%%

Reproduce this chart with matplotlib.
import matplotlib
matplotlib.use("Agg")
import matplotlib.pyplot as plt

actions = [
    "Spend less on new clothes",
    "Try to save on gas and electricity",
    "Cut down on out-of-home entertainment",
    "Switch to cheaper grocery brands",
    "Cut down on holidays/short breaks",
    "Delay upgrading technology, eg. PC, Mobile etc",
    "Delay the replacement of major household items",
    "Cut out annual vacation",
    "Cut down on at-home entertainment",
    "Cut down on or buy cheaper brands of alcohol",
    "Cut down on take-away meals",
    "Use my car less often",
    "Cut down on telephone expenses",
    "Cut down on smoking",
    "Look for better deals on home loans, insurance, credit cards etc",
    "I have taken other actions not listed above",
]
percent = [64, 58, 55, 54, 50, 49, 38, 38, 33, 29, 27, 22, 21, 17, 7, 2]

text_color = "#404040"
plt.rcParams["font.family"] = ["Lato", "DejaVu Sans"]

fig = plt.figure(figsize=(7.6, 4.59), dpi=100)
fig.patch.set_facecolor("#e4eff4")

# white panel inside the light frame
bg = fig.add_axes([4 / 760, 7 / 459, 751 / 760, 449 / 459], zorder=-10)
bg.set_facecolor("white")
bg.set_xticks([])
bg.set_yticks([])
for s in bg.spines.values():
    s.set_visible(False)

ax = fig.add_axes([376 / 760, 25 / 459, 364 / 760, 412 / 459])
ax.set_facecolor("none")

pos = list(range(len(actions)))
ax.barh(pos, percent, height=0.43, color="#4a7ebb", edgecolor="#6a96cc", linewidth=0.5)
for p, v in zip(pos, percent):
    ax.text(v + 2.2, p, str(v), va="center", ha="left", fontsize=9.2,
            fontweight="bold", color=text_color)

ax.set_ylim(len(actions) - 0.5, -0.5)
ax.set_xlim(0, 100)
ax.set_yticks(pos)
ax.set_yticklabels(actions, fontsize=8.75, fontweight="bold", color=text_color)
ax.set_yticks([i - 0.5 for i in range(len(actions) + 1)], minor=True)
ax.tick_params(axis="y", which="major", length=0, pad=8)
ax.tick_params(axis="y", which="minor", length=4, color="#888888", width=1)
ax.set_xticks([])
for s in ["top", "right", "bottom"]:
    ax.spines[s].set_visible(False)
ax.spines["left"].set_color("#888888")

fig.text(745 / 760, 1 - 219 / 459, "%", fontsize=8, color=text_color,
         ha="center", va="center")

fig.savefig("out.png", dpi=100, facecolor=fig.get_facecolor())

%%

▶ EXERCISE REQUIREMENTS:
Print the material above verbatim, first line through the line containing "import matplotlib.pyplot as plt", both included.

▶ CORRECT RESULT:
Reproduce this chart with matplotlib.
import matplotlib
matplotlib.use("Agg")
import matplotlib.pyplot as plt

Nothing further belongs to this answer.